**PROBLEM:**
Starting at the top of the entries, restate word for word each line up to and including the one with "const seriesNames = ['65–79', '80 and Over'];".

Records from a dataset:
+++++

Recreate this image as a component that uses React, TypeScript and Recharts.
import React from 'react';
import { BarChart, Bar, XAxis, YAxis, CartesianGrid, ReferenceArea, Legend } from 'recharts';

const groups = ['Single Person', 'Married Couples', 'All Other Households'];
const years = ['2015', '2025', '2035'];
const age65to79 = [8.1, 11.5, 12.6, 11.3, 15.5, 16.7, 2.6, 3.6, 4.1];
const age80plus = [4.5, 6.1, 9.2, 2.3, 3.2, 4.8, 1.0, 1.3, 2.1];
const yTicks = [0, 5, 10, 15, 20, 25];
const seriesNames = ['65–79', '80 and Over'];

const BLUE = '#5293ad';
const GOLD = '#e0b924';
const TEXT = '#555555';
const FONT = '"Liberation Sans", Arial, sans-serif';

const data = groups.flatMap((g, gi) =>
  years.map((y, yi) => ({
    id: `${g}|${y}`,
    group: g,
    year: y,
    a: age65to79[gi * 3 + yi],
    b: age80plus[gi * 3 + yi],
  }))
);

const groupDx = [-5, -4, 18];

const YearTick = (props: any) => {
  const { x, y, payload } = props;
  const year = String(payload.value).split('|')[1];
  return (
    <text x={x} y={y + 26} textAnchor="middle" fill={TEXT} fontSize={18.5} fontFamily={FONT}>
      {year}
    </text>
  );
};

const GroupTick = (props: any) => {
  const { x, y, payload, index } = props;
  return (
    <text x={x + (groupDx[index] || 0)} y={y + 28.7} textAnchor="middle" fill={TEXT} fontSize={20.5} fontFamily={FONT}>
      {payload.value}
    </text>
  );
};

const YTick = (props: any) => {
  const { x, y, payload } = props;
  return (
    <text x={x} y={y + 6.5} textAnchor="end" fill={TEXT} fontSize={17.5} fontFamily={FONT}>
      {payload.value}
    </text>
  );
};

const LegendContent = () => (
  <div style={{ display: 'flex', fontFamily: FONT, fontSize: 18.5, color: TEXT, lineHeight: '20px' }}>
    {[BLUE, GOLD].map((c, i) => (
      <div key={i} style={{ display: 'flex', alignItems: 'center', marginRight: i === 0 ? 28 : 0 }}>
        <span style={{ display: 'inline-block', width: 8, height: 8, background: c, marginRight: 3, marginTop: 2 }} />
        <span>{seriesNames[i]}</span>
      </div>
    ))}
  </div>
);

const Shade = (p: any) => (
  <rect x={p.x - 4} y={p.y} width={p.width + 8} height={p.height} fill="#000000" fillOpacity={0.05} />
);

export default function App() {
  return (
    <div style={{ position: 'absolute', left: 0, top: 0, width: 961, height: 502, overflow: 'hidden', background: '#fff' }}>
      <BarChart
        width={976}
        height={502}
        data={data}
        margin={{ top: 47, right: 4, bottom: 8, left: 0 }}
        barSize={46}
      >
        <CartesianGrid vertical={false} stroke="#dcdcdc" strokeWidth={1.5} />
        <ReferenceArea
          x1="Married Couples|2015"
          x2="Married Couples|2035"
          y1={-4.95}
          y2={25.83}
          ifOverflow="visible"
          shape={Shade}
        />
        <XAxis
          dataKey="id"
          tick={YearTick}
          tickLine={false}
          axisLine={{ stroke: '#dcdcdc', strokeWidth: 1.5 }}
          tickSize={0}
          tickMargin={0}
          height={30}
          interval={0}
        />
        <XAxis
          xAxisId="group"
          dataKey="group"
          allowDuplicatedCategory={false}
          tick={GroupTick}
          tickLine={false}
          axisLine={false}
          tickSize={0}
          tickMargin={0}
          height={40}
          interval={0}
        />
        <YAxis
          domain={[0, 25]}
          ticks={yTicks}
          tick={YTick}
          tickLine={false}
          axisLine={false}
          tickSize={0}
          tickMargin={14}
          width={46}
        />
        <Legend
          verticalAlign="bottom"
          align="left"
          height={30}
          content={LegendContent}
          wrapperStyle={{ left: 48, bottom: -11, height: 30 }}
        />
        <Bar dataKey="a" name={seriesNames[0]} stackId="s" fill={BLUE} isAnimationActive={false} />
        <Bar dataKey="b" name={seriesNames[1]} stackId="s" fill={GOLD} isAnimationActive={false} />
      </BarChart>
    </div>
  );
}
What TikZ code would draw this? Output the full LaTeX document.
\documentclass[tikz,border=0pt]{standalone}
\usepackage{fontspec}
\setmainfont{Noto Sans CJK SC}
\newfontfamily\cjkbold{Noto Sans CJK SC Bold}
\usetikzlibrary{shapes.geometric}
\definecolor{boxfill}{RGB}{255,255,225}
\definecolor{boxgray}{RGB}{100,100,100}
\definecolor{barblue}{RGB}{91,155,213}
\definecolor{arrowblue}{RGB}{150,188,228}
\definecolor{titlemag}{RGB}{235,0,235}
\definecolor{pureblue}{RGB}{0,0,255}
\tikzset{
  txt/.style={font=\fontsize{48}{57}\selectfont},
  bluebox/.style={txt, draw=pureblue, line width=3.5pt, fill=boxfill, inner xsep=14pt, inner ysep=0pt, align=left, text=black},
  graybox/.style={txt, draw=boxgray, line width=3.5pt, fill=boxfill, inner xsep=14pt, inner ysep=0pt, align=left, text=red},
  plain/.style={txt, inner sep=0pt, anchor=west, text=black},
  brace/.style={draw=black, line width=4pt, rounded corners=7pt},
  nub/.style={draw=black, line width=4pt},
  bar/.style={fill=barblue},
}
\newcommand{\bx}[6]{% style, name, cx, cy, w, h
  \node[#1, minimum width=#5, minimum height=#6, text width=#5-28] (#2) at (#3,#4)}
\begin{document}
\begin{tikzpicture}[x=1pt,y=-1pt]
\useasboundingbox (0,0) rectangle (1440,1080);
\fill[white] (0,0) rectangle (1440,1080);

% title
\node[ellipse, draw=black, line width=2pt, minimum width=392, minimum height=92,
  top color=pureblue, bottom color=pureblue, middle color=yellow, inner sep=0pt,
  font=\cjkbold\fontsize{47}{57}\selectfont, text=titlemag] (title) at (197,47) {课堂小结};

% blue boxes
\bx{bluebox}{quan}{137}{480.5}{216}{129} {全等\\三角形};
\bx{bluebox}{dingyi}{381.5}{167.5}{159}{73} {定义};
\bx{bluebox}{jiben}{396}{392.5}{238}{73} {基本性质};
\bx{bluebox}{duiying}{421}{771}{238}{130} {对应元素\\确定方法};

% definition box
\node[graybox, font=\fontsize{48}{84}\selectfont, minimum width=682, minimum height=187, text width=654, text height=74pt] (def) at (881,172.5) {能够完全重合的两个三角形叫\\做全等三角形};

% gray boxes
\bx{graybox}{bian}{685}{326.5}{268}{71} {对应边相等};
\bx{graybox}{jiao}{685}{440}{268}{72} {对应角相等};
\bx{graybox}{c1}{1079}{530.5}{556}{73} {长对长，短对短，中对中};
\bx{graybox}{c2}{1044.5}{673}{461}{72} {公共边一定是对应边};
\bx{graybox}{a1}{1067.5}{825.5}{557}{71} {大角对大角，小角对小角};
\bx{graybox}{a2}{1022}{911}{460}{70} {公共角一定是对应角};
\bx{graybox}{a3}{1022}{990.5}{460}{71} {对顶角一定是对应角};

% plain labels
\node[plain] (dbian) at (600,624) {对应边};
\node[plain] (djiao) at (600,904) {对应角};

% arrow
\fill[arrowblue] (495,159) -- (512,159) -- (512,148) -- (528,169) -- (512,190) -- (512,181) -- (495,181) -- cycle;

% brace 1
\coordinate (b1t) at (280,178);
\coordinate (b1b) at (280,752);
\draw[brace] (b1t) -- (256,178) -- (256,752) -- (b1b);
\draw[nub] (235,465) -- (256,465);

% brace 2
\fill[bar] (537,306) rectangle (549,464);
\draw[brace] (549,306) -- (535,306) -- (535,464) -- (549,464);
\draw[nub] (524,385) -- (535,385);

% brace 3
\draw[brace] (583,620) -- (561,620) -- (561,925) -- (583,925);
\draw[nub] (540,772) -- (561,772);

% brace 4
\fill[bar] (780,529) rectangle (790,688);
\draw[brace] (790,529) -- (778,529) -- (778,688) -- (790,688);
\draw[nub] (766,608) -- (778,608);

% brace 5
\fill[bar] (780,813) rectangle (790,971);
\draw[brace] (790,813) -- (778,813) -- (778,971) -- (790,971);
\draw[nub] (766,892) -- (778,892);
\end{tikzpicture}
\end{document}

+++++

**TASK SOLUTION:**
Recreate this image as a component that uses React, TypeScript and Recharts.
import React from 'react';
import { BarChart, Bar, XAxis, YAxis, CartesianGrid, ReferenceArea, Legend } from 'recharts';

const groups = ['Single Person', 'Married Couples', 'All Other Households'];
const years = ['2015', '2025', '2035'];
const age65to79 = [8.1, 11.5, 12.6, 11.3, 15.5, 16.7, 2.6, 3.6, 4.1];
const age80plus = [4.5, 6.1, 9.2, 2.3, 3.2, 4.8, 1.0, 1.3, 2.1];
const yTicks = [0, 5, 10, 15, 20, 25];
const seriesNames = ['65–79', '80 and Over'];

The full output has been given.